L’action des entreprises est aujourd’hui un élément-clé dans la lutte contre le réchauffement climatique. De nombreuses études se sont intéressées aux facteurs qui pourraient les pousser à agir. Elles ont mis en évidence le rôle joué par l’activisme actionnarial, les taxes carbone, la présence d’investisseurs responsables, la crainte de réglementations futures, ou les coûts réputationnels liés à l’inaction climatique.
Le rôle joué par l’expérience personnelle du changement climatique que peut faire un dirigeant est en revanche rarement mis en évidence. Pourtant, si la prise de conscience de la réalité du changement climatique se fait généralement de manière abstraite, à travers l’éducation ou des preuves scientifiques comme la lecture des rapports du GIEC, elle se fait aussi de manière concrète, par confrontation aux manifestations du changement climatique.
Une prise de conscience individuelle
Et il s’avère en effet que les entreprises réduisent substantiellement leurs émissions de CO₂ lorsque leurs dirigeants ont été exposés à des températures trop élevées (CEO Exposure to Abnormally Hot Temperature and Corporate Carbon Emissions, Alexandre Garel et Arthur Petit-Romec, Economics Letters n° 210, janvier 2022). Cela suggère que ces dirigeants ont révisé leur perception de la réalité du changement climatique, puis œuvré à réduire les émissions de leurs entreprises, soit pour atténuer leur contribution au changement climatique, soit, plus égoïstement, pour réduire l’exposition de leurs entreprises aux risques de réputation et de régulation liés à une réduction insuffisante des émissions.
Six cent quarante-sept entreprises américaines cotées en Bourse ont été étudiées sur la période 2002-2018. On considère qu’un dirigeant a été exposé à une température anormalement élevée si la température dans la ville où il réside au cours des douze derniers mois est supérieure d’au moins deux degrés Fahrenheit par rapport à la température moyenne observée pour le même mois de l’année et la température annuelle moyenne au cours des dix dernières années.
Les émissions de carbone sont mises à l’échelle en fonction de la taille de l’entreprise, afin de tenir compte du fait que les grandes entreprises ont tendance à avoir des niveaux d’émission plus élevés.
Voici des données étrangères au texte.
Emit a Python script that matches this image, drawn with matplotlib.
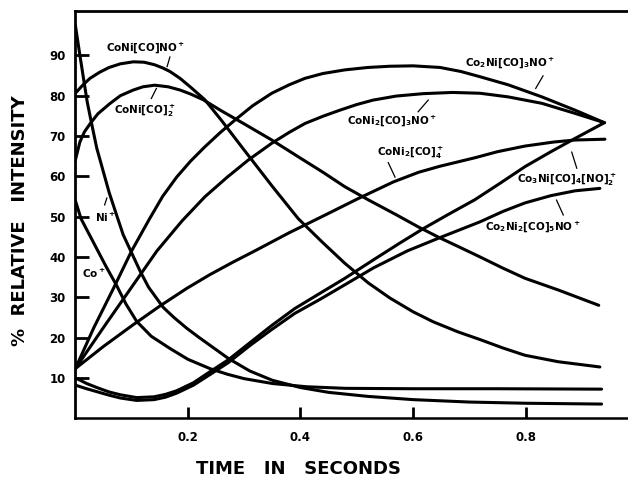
import numpy as np
import matplotlib
matplotlib.use("Agg")
import matplotlib.pyplot as plt

plt.rcParams['font.family'] = ['DejaVu Sans']
plt.rcParams['mathtext.default'] = 'regular'

# values (time in s, % relative intensity)
t_ni = [0, 0.007, 0.014, 0.021, 0.029, 0.038, 0.049, 0.06, 0.073, 0.085, 0.10, 0.115, 0.13, 0.156,
        0.175, 0.198, 0.22, 0.239, 0.272, 0.31, 0.35, 0.40, 0.45, 0.52, 0.60, 0.70, 0.80, 0.935]
v_ni = [97.5, 91, 84.7, 78.5, 73, 67, 61.5, 56, 50.5, 45.5, 41, 36.5, 32.5, 27.5,
        25, 22.3, 20, 18.1, 14.8, 11.7, 9.4, 7.6, 6.4, 5.4, 4.6, 4.0, 3.7, 3.5]

t_co = [0, 0.01, 0.025, 0.04, 0.055, 0.073, 0.09, 0.109, 0.135, 0.168, 0.20, 0.239, 0.27, 0.30,
        0.35, 0.41, 0.48, 0.60, 0.75, 0.935]
v_co = [54, 49.5, 45.5, 41.5, 37.5, 33, 28.3, 24, 20.3, 17.3, 14.6, 12.3, 10.9, 9.8,
        8.6, 7.8, 7.4, 7.3, 7.3, 7.2]

t_coni_no = [0, 0.013, 0.026, 0.043, 0.06, 0.08, 0.103, 0.122, 0.14, 0.155, 0.168, 0.186, 0.204,
             0.23, 0.26, 0.30, 0.35, 0.396, 0.44, 0.479, 0.52, 0.559, 0.60, 0.636, 0.68, 0.719,
             0.76, 0.799, 0.858, 0.932]
v_coni_no = [80.6, 82.6, 84.3, 85.8, 87, 87.9, 88.4, 88.3, 87.7, 86.9, 86, 84.3, 82.2,
             79, 73.8, 66.5, 57.5, 49.5, 43.5, 38.4, 33.6, 29.8, 26.4, 23.9, 21.4, 19.5,
             17.4, 15.6, 14, 12.7]

t_coni_co2 = [0, 0.008, 0.016, 0.026, 0.04, 0.061, 0.08, 0.103, 0.12, 0.141, 0.165, 0.186, 0.205,
              0.227, 0.26, 0.30, 0.349, 0.40, 0.44, 0.479, 0.52, 0.571, 0.61, 0.648, 0.68, 0.719,
              0.76, 0.799, 0.858, 0.93]
v_coni_co2 = [64, 68.5, 71, 73, 75.5, 78, 80, 81.4, 82.2, 82.6, 82.2, 81.4, 80.4,
              79, 76.2, 73, 69, 64.5, 61, 57.4, 54.2, 50.4, 47.4, 44.7, 42.6, 40,
              37.2, 34.7, 31.8, 28]

t_co2ni = [0, 0.033, 0.067, 0.1, 0.132, 0.155, 0.18, 0.205, 0.23, 0.257, 0.284, 0.315, 0.349, 0.38,
           0.408, 0.44, 0.479, 0.52, 0.559, 0.60, 0.648, 0.685, 0.719, 0.769, 0.829, 0.888, 0.94]
v_co2ni = [12.3, 22.5, 32, 41.5, 49.5, 55, 59.8, 63.8, 67.3, 70.8, 74, 77.5, 80.6, 82.7,
           84.3, 85.5, 86.4, 87, 87.3, 87.4, 87, 86, 84.7, 82.7, 79.7, 76.4, 73.3]

t_coni2_no = [0, 0.05, 0.1, 0.145, 0.19, 0.23, 0.27, 0.307, 0.349, 0.38, 0.408, 0.44, 0.47, 0.5,
              0.529, 0.57, 0.618, 0.67, 0.719, 0.769, 0.829, 0.888, 0.94]
v_coni2_no = [12.3, 22.5, 32.5, 41.5, 49, 54.9, 59.8, 64, 68.2, 70.9, 73.1, 74.9, 76.4, 77.8,
              78.9, 79.9, 80.5, 80.8, 80.6, 79.7, 78.1, 75.6, 73.3]

t_coni2_co4 = [0, 0.05, 0.1, 0.15, 0.198, 0.239, 0.28, 0.319, 0.38, 0.444, 0.5, 0.565, 0.61, 0.648,
               0.71, 0.75, 0.799, 0.85, 0.888, 0.941]
v_coni2_co4 = [12.3, 17.8, 22.9, 27.8, 32.2, 35.6, 38.7, 41.5, 46, 50.4, 54.3, 58.6, 61, 62.5,
               64.6, 66.1, 67.5, 68.5, 69, 69.2]

t_co3ni = [0, 0.02, 0.04, 0.06, 0.08, 0.109, 0.14, 0.16, 0.18, 0.21, 0.239, 0.272, 0.31, 0.349,
           0.39, 0.435, 0.479, 0.53, 0.575, 0.618, 0.666, 0.71, 0.755, 0.799, 0.845, 0.888, 0.94]
v_co3ni = [10, 8.6, 7.5, 6.5, 5.8, 5.1, 5.3, 5.9, 6.8, 8.8, 11.5, 14.5, 18.7, 23,
           27.2, 31, 34.7, 39.3, 43.3, 47, 50.8, 54.2, 58.3, 62.4, 66.1, 69.4, 73.3]

t_co2ni2 = [0, 0.02, 0.04, 0.06, 0.08, 0.109, 0.14, 0.16, 0.18, 0.21, 0.239, 0.272, 0.31, 0.349,
            0.39, 0.435, 0.479, 0.53, 0.59, 0.648, 0.719, 0.76, 0.799, 0.845, 0.888, 0.932]
v_co2ni2 = [8.2, 7.3, 6.5, 5.7, 5.0, 4.4, 4.6, 5.2, 6.2, 8.2, 10.8, 13.8, 18, 22,
            26, 29.5, 33.1, 37.3, 41.5, 44.8, 48.7, 51.3, 53.4, 55.2, 56.4, 57]

x_ticks = [0.2, 0.4, 0.6, 0.8]
y_ticks = [10, 20, 30, 40, 50, 60, 70, 80, 90]

fig = plt.figure(figsize=(6.28, 4.79), dpi=100)
ax = fig.add_axes([0.12, 0.127, 0.88, 0.85])

series = [(t_ni, v_ni), (t_co, v_co), (t_coni_no, v_coni_no), (t_coni_co2, v_coni_co2),
          (t_co2ni, v_co2ni), (t_coni2_no, v_coni2_no), (t_coni2_co4, v_coni2_co4),
          (t_co3ni, v_co3ni), (t_co2ni2, v_co2ni2)]
for t, v in series:
    ax.plot(t, v, color='black', lw=2.2, solid_capstyle='round', solid_joinstyle='round')

# species labels with short pointer strokes
lab = dict(fontsize=7.5, fontweight='bold', ha='center', va='center')
ax.text(0.125, 91.8, r'CoNi[CO]NO$^+$', **lab)
ax.plot([0.163, 0.168], [87.2, 89.6], color='black', lw=0.9)
ax.text(0.124, 76.2, r'CoNi[CO]$_2^+$', **lab)
ax.plot([0.135, 0.144], [79.3, 81.8], color='black', lw=0.9)
ax.text(0.053, 49.8, r'Ni$^+$', **lab)
ax.plot([0.052, 0.056], [52.9, 54.6], color='black', lw=0.9)
ax.text(0.033, 36, r'Co$^+$', **lab)
ax.text(0.772, 88.1, r'Co$_2$Ni[CO]$_3$NO$^+$', **lab)
ax.plot([0.831, 0.818], [84.9, 81.8], color='black', lw=0.9)
ax.text(0.563, 73.9, r'CoNi$_2$[CO]$_3$NO$^+$', **lab)
ax.plot([0.609, 0.627], [76.0, 78.9], color='black', lw=0.9)
ax.text(0.595, 65.8, r'CoNi$_2$[CO]$_4^+$', **lab)
ax.plot([0.556, 0.568], [63.4, 59.8], color='black', lw=0.9)
ax.text(0.874, 59.1, r'Co$_3$Ni[CO]$_4$[NO]$_2^+$', **lab)
ax.plot([0.891, 0.882], [62.0, 66.0], color='black', lw=0.9)
ax.text(0.813, 47.4, r'Co$_2$Ni$_2$[CO]$_5$NO$^+$', **lab)
ax.plot([0.867, 0.855], [50.4, 54.1], color='black', lw=0.9)

ax.set_xlim(0, 0.982)
ax.set_ylim(0, 101)
ax.set_xticks(x_ticks)
ax.set_xticklabels([str(x) for x in x_ticks])
ax.set_yticks(y_ticks)
ax.set_yticklabels([str(y) for y in y_ticks])
ax.tick_params(axis='x', direction='in', length=8, width=2, pad=9, labelsize=8.5)
ax.tick_params(axis='y', direction='in', length=10, width=2, pad=7, labelsize=8.5)
for lbl in ax.get_xticklabels() + ax.get_yticklabels():
    lbl.set_fontweight('bold')

ax.spines['right'].set_visible(False)
ax.spines['left'].set_linewidth(2.0)
ax.spines['bottom'].set_linewidth(1.8)
ax.spines['top'].set_linewidth(2.0)

fig.text(0.032, 0.54, '%  RELATIVE   INTENSITY', rotation=90, ha='center', va='center',
         fontsize=13, fontweight='bold')
fig.text(0.476, 0.02, 'TIME   IN   SECONDS', ha='center', va='center',
         fontsize=13, fontweight='bold')

fig.savefig('out.png', dpi=100)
Le constat est le suivant : les entreprises dont les dirigeants ont été exposés à des températures anormalement élevées réduisent en moyenne leurs émissions de CO2 (directes et indirectes) de vingt-sept tonnes de plus, par million de dollars d’actifs, que les entreprises dont les dirigeants n’ont pas subi de températures anormales. Cela correspond à une diminution moyenne des émissions de 378 000 tonnes.